The second type is the interview audit. This type is very rare because it involves the taxpayer having to appear at the IRS office with backup documentation and receipts to support the information on their tax return.
The third type is the field audit. The field audit is reserved for very few taxpayers. This is the typical type of audit that is done of home businesses or small businesses.
The fourth and last type of audit is the correspondence audit. This is the type that requires you to provide information that supports specific claims on your tax documents. This is the type of audit that is used to check for unpaid taxes.
Proving You’re Right
When audited, it is possible to prove to the IRS that you are right. Keeping your cool and making sure you have every possible piece of information you can dig up can prove that there was no reason to audit you in the first place because there is nothing to find.
So what you want to do is print all of your receipts. Any expenses for advertising, unreimbursed work-related materials, office supplies, and anything else you wrote off on your tax return need to be accounted for.
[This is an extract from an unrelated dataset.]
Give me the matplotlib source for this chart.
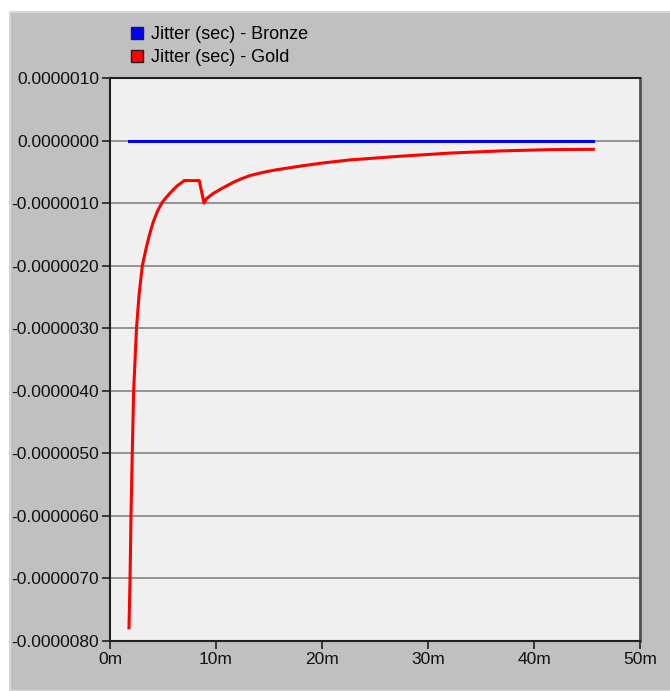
import numpy as np
import matplotlib
matplotlib.use("Agg")
import matplotlib.pyplot as plt
from matplotlib.lines import Line2D
from matplotlib.patches import Rectangle

plt.rcParams['font.family'] = ['Liberation Sans', 'DejaVu Sans']

#----Data (x in minutes, y in seconds)----
bronzeX = [1.8, 45.6]
bronzeY = [0.0, 0.0]

goldX = [1.79, 1.89, 1.98, 2.1, 2.23, 2.5, 2.75, 3.05, 3.4, 3.7, 4.08, 4.45, 4.88,
         5.25, 5.66, 6.3, 7.0, 8.42, 8.87, 9.1, 9.7, 10.4, 11.6, 12.4, 13.2, 14.4,
         15.6, 17.9, 20.0, 22.6, 27.4, 32.1, 36.8, 41.5, 45.6]
goldY = np.array([-7.79, -7.0, -6.0, -5.0, -4.0, -3.0, -2.45, -2.0, -1.73, -1.52,
                  -1.3, -1.14, -1.0, -0.92, -0.84, -0.73, -0.64, -0.64, -1.0,
                  -0.93, -0.85, -0.78, -0.67, -0.61, -0.56, -0.51, -0.47, -0.41,
                  -0.36, -0.31, -0.25, -0.20, -0.166, -0.145, -0.14]) * 1e-6

yTicks = np.arange(1, -9, -1) * 1e-6
yTickLabels = ["0.0000010", "0.0000000", "-0.0000010", "-0.0000020", "-0.0000030",
               "-0.0000040", "-0.0000050", "-0.0000060", "-0.0000070", "-0.0000080"]
xTicks = [0, 10, 20, 30, 40, 50]
xTickLabels = ["0m", "10m", "20m", "30m", "40m", "50m"]
seriesNames = ["Jitter (sec) - Bronze", "Jitter (sec) - Gold"]
#----End Data----

W, H = 670, 691
fig = plt.figure(figsize=(W/100, H/100), dpi=100)
fig.patch.set_facecolor("white")
#outer gray panel (behind the axes)
fig.patches.append(Rectangle((10/W, 0), 1, (H-12)/H, transform=fig.transFigure,
                             facecolor="#c0c0c0", edgecolor="#d8d8d8", lw=1.5, zorder=-1))

ax = fig.add_axes([110/W, 1-641/H, 530/W, 563/H])
ax.set_facecolor("#f0f0f0")

ax.plot(bronzeX, bronzeY, color="#0000ff", lw=2.2, zorder=3)
ax.plot(goldX, goldY, color="#ff0000", lw=2.2, zorder=3)

ax.set_xlim(0, 50)
ax.set_ylim(-8e-6, 1e-6)
ax.set_yticks(yTicks, yTickLabels)
ax.set_xticks(xTicks, xTickLabels)
ax.tick_params(axis="both", direction="out", length=6, width=1.2, color="#202020",
               labelsize=12.5, labelcolor="#101010", pad=2)
ax.yaxis.grid(True, color="#8c8c8c", lw=1.3)
ax.set_axisbelow(True)
for s in ["left", "bottom", "top"]:
    ax.spines[s].set_color("#202020")
    ax.spines[s].set_linewidth(1.5)
ax.spines["right"].set_color("#505050")
ax.spines["right"].set_linewidth(2.0)

handles = [Line2D([], [], ls="", marker="s", markersize=8, markerfacecolor=c,
                  markeredgecolor="#202020", markeredgewidth=1.0)
           for c in ["#0000ff", "#ff0000"]]
fig.legend(handles, seriesNames, loc="upper left", bbox_to_anchor=(121/W, 1-17/H),
           bbox_transform=fig.transFigure, frameon=False, borderpad=0,
           handlelength=0.8, handletextpad=0.35, labelspacing=0.35, fontsize=13)

fig.savefig("out.png", dpi=100, facecolor=fig.get_facecolor())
Print off the transactions you did, print invoices, and print the receipts from websites that you did business with. In other words, print every receipt and invoice from the tax year in question.
Next you want to print your bank statements. Simply log into the bank’s website and print off the statement for every month of the tax year in question. Do not omit any pages. Bring the ledger, summary, and balance pages. In other words, bring it all with you.
If you us a bookkeeping software, print off a report that shows your income and all of the expenses for the year. While the auditor may dismiss this reported and consider it invalid, it gives the “I’m prepared” image and proves to them that you are not hiding anything.
You should also highlight everything. The auditor may be quite surprised if you highlight the totals and dates on every invoice, as well as the line items on the bank statements that make up the expenses and deductions being questioned. Not only does this make the job of the auditor easier, but, again, it is obvious that you are not hiding anything.
Lastly, you will be surprised that you do not have to have a receipt for everything in an audit. There may be some cases in which an invoice or receipt is lost. You can prove that expense in another way. For instance, you may be able to dig up an email that confirmed a purchase. It may not have been an actual receipt, but that email is enough. Another example is this: You may have been quoted a price for something. You may have bought that item or service, losing the receipt later. If you can show on your bank statement that there is a purchase from that company for that amount, then you have your proof. If there is no way to obtain the missing information, you can make your case and have the deductions approved.
So all in all, you don’t want to go into an audit unprepared. In fact, be too prepared and that will make a great difference for you during the process. Think of it this way: A computer flagged you because something on your tax return triggered it. You weren’t targeted and the auditor is simply doing their job, so do everything that you can to make their job as easy as possible. This will also make proving you’re right that much easier. If something happens that you are not right, you will simply pay the missing taxes and a penalty. Fortunately, the mistakes on taxes or the additional tax associated with missing receipts or invoices that can’t be proven in other ways tend to be quite small.